In case the transfer cannot be avoided due to exigency o the service, there is also a need to inform the court, tribunal, administrative, and other quasi-judicial bodies, as the case may be, of the police witness’ transfer with the corresponding request for the transmittal of all court processes to the new unit assignment of the police witness/es.

I don’t have the exact number of how many RA 9165 cases are currently being handled by the 17 PNP-DEG SOUs nationwide. However, they must be in the hundreds. Thus, abolishing the Unit for me means the PNP will be giving its anti-narcotics men all the reason not to attend ongoing court hearings due to their transfer and cause the dismissal of more drug cases in the future.
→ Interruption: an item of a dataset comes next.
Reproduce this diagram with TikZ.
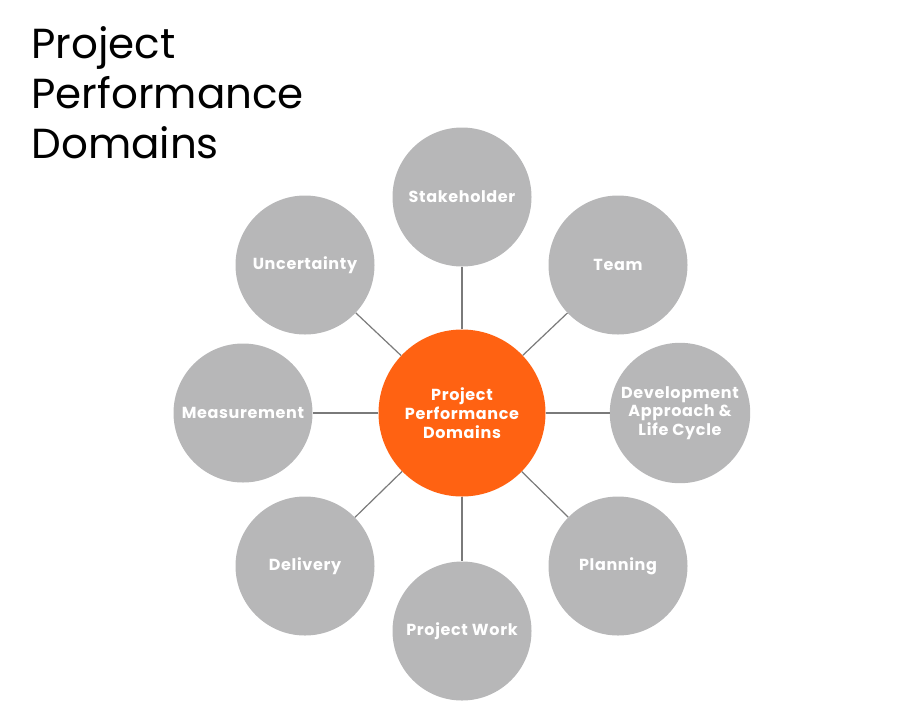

Sec. Abalos himself said that many RA 9165 cases are dismissed due to the lack of witnesses prompting him to make a number of recommendations including the following: an appeal to Local Government Units to assign a Department of Justice personnel to serve as a witness as well as an online hearing of cases for concerned police officers who cannot make it physically to such legal proceedings due to valid reasons.

Indeed, many factors behind the dismissal of RA 9165 cases must be addressed by the government, the DOJ, the DILG and the PNP in particular. They include the absence of police witnesses, the dearth of public prosecutors and public attorneys and the weak evidence of the prosecution in relation to the rules on chain of custody and inventory of seized drugs and paraphernalia.